Directions: Quote all lines below exactly. Images stay out.

Data block:
● ● ●

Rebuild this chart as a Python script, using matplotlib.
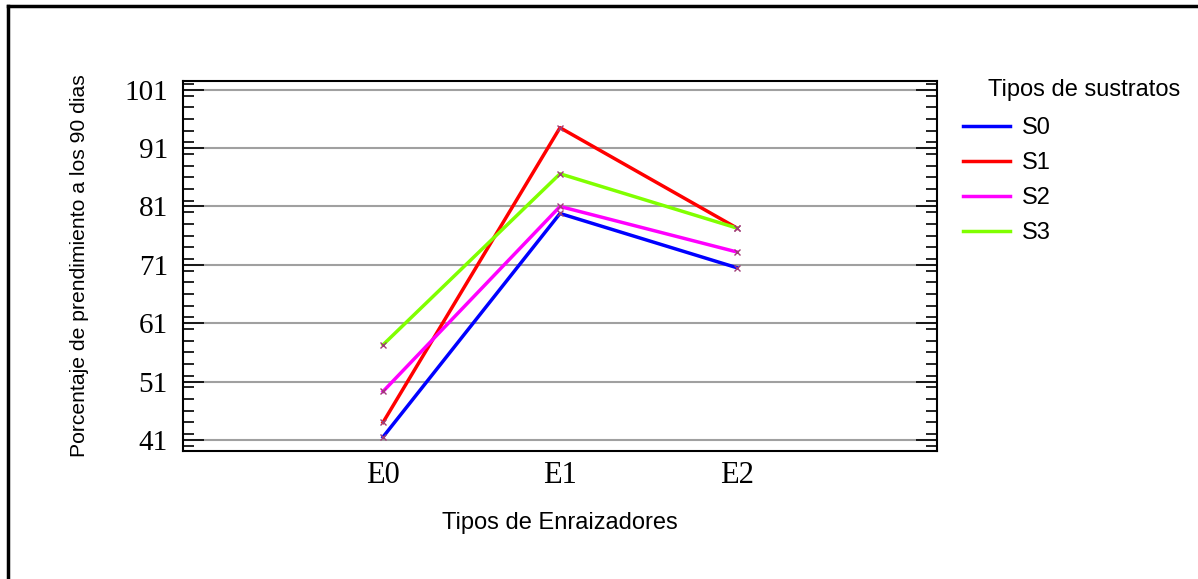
import matplotlib.pyplot as plt
from matplotlib.lines import Line2D
from matplotlib.ticker import MultipleLocator, FixedLocator

# data
enraizadores = ['E0', 'E1', 'E2']
s0 = [41.5, 79.8, 70.5]
s1 = [44.0, 94.5, 77.3]
s2 = [49.3, 81.0, 73.2]
s3 = [57.3, 86.6, 77.3]
series = ['S0', 'S1', 'S2', 'S3']
colores = ['#0000ff', '#ff0000', '#ff00ff', '#80ff00']
yticks = [41, 51, 61, 71, 81, 91, 101]

sans = ['Liberation Sans', 'DejaVu Sans']
serif = ['Liberation Serif', 'DejaVu Serif']

fig = plt.figure(figsize=(11.98, 5.79), dpi=100)
ax = fig.add_axes([0.1528, 0.2211, 0.6293, 0.639])

x = range(len(enraizadores))
for vals, name, c in zip([s0, s1, s2, s3], series, colores):
    ax.plot(x, vals, color=c, lw=2.5, label=name, zorder=3)
    ax.plot(x, vals, ls='none', marker='x', ms=4, mew=1, color='#a03c78', zorder=4)

ax.set_xlim(-1.13, 3.13)
ax.set_ylim(39.1, 102.5)
ax.set_xticks(list(x))
ax.set_xticklabels(enraizadores, family=serif, fontsize=22)
ax.yaxis.set_major_locator(FixedLocator(yticks))
ax.yaxis.set_minor_locator(MultipleLocator(2))
for lab in ax.get_yticklabels():
    lab.set_family(serif)
    lab.set_fontsize(21)
ax.tick_params(axis='y', which='major', direction='in', length=15, width=1.2,
               left=True, right=True, pad=11)
ax.tick_params(axis='y', which='minor', direction='in', length=8, width=1.2,
               left=True, right=True)
ax.tick_params(axis='x', length=0, pad=7)
ax.grid(axis='y', which='major', color='#a0a0a0', lw=1.5, zorder=1)
for sp in ax.spines.values():
    sp.set_linewidth(1.5)

ax.set_xlabel('Tipos de Enraizadores', family=sans, fontsize=17, labelpad=16)
ax.set_ylabel('Porcentaje de prendimiento a los 90 dias', family=sans, fontsize=15.2, labelpad=25)

handles = [Line2D([], [], color=c, lw=2.5) for c in colores]
leg = fig.legend(handles, series, loc='upper left', bbox_to_anchor=(0.8038, 0.798),
                 frameon=False, borderpad=0, borderaxespad=0, handlelength=2.0,
                 handletextpad=0.5, labelspacing=0.55, prop={'family': sans, 'size': 17})
fig.text(988 / 1198, 1 - 90 / 579, 'Tipos de sustratos', family=sans, fontsize=17,
         ha='left', va='center')

# figure border (left and top)
fig.add_artist(Line2D([0.0067, 0.0067], [0, 0.99], color='black', lw=2.5, transform=fig.transFigure))
fig.add_artist(Line2D([0.0067, 1], [0.99, 0.99], color='black', lw=2.5, transform=fig.transFigure))

fig.savefig('out.png', dpi=100)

● ● ●

The solution:
Rebuild this chart as a Python script, using matplotlib.
import matplotlib.pyplot as plt
from matplotlib.lines import Line2D
from matplotlib.ticker import MultipleLocator, FixedLocator

# data
enraizadores = ['E0', 'E1', 'E2']
s0 = [41.5, 79.8, 70.5]
s1 = [44.0, 94.5, 77.3]
s2 = [49.3, 81.0, 73.2]
s3 = [57.3, 86.6, 77.3]
series = ['S0', 'S1', 'S2', 'S3']
colores = ['#0000ff', '#ff0000', '#ff00ff', '#80ff00']
yticks = [41, 51, 61, 71, 81, 91, 101]

sans = ['Liberation Sans', 'DejaVu Sans']
serif = ['Liberation Serif', 'DejaVu Serif']

fig = plt.figure(figsize=(11.98, 5.79), dpi=100)
ax = fig.add_axes([0.1528, 0.2211, 0.6293, 0.639])

x = range(len(enraizadores))
for vals, name, c in zip([s0, s1, s2, s3], series, colores):
    ax.plot(x, vals, color=c, lw=2.5, label=name, zorder=3)
    ax.plot(x, vals, ls='none', marker='x', ms=4, mew=1, color='#a03c78', zorder=4)

ax.set_xlim(-1.13, 3.13)
ax.set_ylim(39.1, 102.5)
ax.set_xticks(list(x))
ax.set_xticklabels(enraizadores, family=serif, fontsize=22)
ax.yaxis.set_major_locator(FixedLocator(yticks))
ax.yaxis.set_minor_locator(MultipleLocator(2))
for lab in ax.get_yticklabels():
    lab.set_family(serif)
    lab.set_fontsize(21)
ax.tick_params(axis='y', which='major', direction='in', length=15, width=1.2,
               left=True, right=True, pad=11)
ax.tick_params(axis='y', which='minor', direction='in', length=8, width=1.2,
               left=True, right=True)
ax.tick_params(axis='x', length=0, pad=7)
ax.grid(axis='y', which='major', color='#a0a0a0', lw=1.5, zorder=1)
for sp in ax.spines.values():
    sp.set_linewidth(1.5)

ax.set_xlabel('Tipos de Enraizadores', family=sans, fontsize=17, labelpad=16)
ax.set_ylabel('Porcentaje de prendimiento a los 90 dias', family=sans, fontsize=15.2, labelpad=25)

handles = [Line2D([], [], color=c, lw=2.5) for c in colores]
leg = fig.legend(handles, series, loc='upper left', bbox_to_anchor=(0.8038, 0.798),
                 frameon=False, borderpad=0, borderaxespad=0, handlelength=2.0,
                 handletextpad=0.5, labelspacing=0.55, prop={'family': sans, 'size': 17})
fig.text(988 / 1198, 1 - 90 / 579, 'Tipos de sustratos', family=sans, fontsize=17,
         ha='left', va='center')

# figure border (left and top)
fig.add_artist(Line2D([0.0067, 0.0067], [0, 0.99], color='black', lw=2.5, transform=fig.transFigure))
fig.add_artist(Line2D([0.0067, 1], [0.99, 0.99], color='black', lw=2.5, transform=fig.transFigure))

fig.savefig('out.png', dpi=100)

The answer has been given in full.